Start of AVAILABLE DATA
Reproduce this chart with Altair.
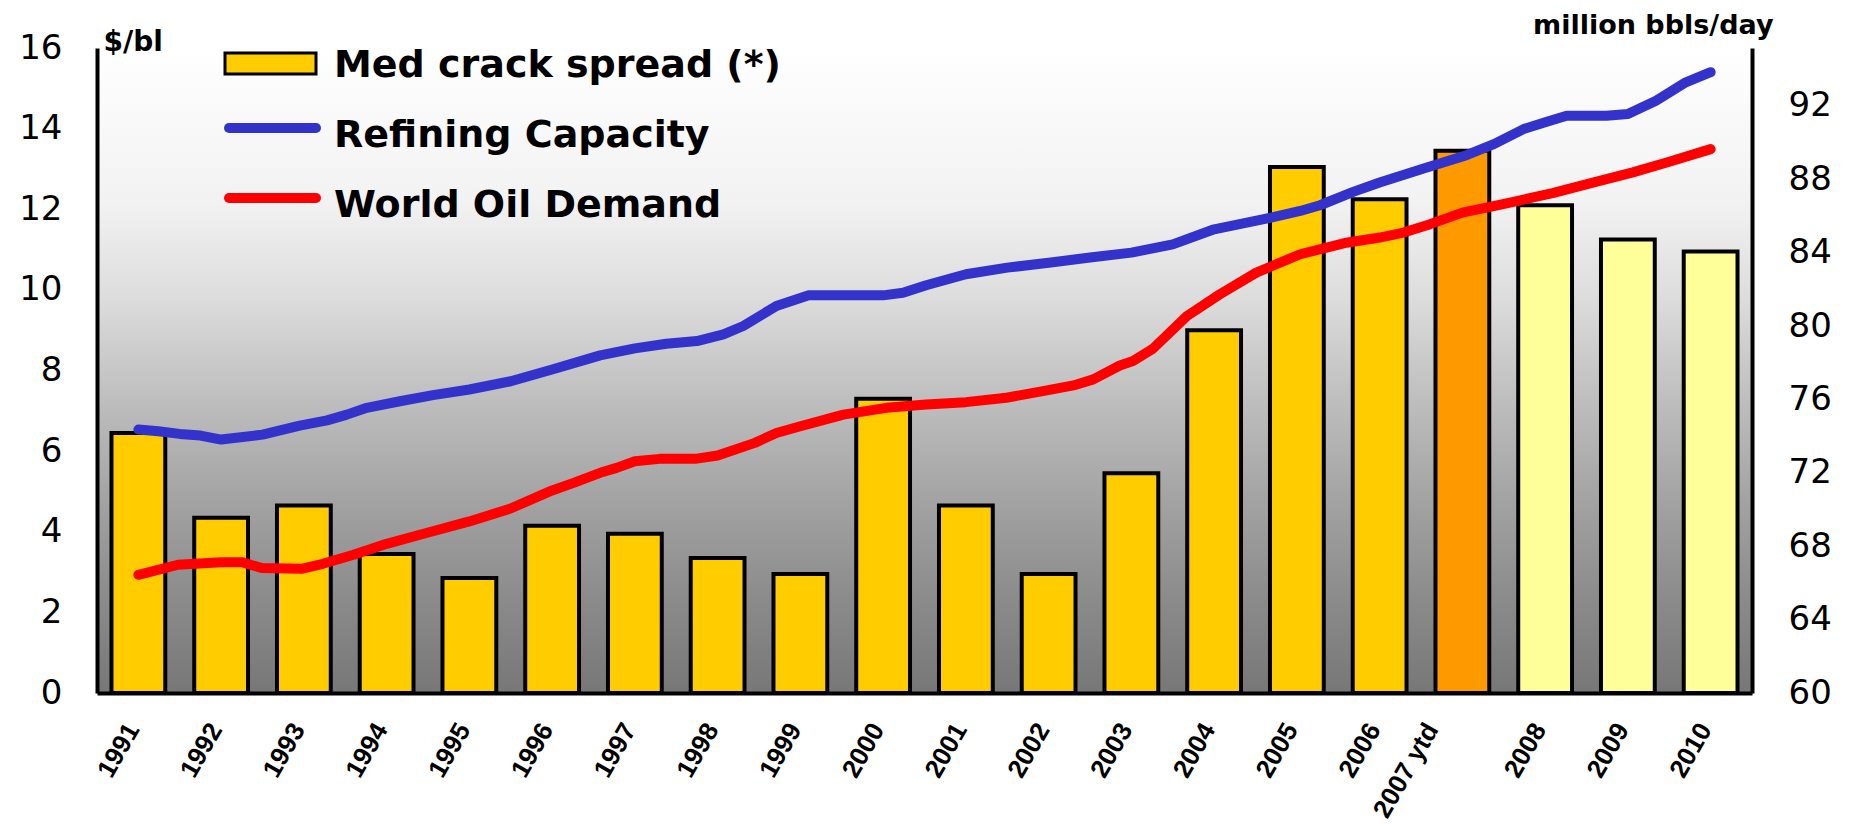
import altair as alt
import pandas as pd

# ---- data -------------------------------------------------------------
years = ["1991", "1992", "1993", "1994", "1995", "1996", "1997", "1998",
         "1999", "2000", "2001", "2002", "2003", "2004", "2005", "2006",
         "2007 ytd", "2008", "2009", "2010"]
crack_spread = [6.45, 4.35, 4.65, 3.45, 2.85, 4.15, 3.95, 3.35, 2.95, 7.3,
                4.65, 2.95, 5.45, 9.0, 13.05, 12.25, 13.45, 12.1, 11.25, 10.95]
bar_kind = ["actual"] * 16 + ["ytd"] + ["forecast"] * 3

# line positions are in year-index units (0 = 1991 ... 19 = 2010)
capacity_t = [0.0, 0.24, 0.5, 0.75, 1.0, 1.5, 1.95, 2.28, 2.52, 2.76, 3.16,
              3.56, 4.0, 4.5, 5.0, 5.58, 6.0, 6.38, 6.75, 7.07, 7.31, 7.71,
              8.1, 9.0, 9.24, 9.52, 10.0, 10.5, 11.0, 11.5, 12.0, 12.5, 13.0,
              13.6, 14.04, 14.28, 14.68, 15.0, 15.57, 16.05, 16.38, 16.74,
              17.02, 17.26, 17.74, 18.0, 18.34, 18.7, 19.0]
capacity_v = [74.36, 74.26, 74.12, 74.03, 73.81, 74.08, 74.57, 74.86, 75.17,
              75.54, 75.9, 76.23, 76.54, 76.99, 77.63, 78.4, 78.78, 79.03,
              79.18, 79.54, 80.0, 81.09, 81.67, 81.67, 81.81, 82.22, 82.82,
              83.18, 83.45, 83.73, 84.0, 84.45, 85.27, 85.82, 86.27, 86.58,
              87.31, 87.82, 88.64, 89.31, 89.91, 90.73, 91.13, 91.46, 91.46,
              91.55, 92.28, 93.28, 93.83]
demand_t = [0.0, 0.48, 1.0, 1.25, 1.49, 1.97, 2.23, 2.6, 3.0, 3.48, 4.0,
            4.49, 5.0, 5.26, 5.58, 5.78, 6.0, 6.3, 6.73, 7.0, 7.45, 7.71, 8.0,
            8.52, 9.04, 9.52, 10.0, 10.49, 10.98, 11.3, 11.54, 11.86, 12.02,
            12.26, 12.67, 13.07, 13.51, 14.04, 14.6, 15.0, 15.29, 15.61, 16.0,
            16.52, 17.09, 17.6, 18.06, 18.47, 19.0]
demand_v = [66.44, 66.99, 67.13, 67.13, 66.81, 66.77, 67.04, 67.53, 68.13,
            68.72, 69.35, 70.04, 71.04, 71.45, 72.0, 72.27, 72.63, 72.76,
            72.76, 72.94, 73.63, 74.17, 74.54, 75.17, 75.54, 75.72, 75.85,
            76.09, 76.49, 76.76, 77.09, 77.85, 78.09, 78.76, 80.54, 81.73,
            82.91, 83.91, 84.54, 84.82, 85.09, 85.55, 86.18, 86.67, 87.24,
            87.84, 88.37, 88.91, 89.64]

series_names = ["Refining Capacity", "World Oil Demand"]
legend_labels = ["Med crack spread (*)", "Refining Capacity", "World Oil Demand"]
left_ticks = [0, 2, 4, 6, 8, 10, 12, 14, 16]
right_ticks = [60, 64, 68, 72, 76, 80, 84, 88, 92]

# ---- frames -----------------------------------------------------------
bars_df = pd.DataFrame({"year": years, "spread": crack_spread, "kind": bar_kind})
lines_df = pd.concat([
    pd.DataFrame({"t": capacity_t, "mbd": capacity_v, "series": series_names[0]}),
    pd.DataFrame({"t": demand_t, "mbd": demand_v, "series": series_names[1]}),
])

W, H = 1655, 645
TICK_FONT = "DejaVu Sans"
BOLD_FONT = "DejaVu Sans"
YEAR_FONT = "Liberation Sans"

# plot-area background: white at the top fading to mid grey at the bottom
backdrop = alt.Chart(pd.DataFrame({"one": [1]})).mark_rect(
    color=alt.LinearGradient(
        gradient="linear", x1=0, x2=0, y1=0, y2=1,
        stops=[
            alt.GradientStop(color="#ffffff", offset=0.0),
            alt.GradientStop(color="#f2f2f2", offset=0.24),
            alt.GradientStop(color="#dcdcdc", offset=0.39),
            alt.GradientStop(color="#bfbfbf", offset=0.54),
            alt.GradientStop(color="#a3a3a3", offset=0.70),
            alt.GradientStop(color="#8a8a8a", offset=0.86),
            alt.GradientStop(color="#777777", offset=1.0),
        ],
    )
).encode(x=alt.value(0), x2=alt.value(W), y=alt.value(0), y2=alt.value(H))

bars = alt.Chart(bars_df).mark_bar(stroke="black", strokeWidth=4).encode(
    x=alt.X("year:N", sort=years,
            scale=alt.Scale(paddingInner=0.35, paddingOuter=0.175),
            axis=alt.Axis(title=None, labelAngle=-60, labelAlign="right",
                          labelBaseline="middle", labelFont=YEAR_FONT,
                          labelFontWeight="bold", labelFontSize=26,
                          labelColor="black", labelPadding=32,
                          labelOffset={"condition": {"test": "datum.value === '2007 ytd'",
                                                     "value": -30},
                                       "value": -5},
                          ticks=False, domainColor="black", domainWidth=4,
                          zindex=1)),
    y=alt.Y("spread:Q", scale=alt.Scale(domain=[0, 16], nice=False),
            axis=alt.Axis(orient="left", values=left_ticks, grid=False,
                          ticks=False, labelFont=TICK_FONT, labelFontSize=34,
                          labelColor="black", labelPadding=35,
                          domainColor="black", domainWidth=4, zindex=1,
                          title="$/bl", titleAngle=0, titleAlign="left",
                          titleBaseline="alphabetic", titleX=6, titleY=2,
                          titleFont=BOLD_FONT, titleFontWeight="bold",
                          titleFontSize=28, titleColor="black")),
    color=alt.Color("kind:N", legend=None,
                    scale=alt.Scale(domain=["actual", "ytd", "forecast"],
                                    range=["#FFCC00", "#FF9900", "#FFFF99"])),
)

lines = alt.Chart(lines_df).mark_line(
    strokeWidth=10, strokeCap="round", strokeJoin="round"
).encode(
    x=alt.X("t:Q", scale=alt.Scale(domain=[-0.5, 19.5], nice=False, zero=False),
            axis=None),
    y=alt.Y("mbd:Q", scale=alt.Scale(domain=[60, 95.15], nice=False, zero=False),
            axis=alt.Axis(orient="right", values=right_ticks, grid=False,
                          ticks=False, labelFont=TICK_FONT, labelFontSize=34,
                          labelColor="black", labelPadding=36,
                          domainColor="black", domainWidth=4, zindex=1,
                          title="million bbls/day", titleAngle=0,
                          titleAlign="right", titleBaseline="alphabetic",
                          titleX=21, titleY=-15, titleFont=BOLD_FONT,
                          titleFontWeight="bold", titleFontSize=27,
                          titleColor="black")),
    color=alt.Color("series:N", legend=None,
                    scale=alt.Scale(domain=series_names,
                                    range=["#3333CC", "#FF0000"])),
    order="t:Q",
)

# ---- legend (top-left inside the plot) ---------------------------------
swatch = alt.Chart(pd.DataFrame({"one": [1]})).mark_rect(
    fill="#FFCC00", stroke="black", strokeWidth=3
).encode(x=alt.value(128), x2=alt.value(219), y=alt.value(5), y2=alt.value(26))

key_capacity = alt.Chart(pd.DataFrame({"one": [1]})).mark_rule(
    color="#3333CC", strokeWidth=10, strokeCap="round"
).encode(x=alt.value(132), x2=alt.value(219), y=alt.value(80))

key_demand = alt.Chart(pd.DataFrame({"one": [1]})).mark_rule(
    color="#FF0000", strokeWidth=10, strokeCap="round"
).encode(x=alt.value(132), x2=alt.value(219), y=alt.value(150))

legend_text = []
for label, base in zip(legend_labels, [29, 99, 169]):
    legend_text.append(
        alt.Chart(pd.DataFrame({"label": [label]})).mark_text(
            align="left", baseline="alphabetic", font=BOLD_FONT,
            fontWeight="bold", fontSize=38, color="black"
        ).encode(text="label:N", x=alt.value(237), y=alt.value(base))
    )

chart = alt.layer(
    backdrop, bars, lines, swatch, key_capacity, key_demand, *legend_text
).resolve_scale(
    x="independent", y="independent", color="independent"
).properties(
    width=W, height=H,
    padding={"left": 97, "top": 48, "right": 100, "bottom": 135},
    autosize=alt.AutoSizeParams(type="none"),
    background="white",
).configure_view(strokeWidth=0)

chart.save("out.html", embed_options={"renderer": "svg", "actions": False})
End of AVAILABLE DATA
Everything from the top line of the data down to and including the line with "import pandas as pd" is to be copied, except the pictures.

→ SOLVED PROBLEM
Reproduce this chart with Altair.
import altair as alt
import pandas as pd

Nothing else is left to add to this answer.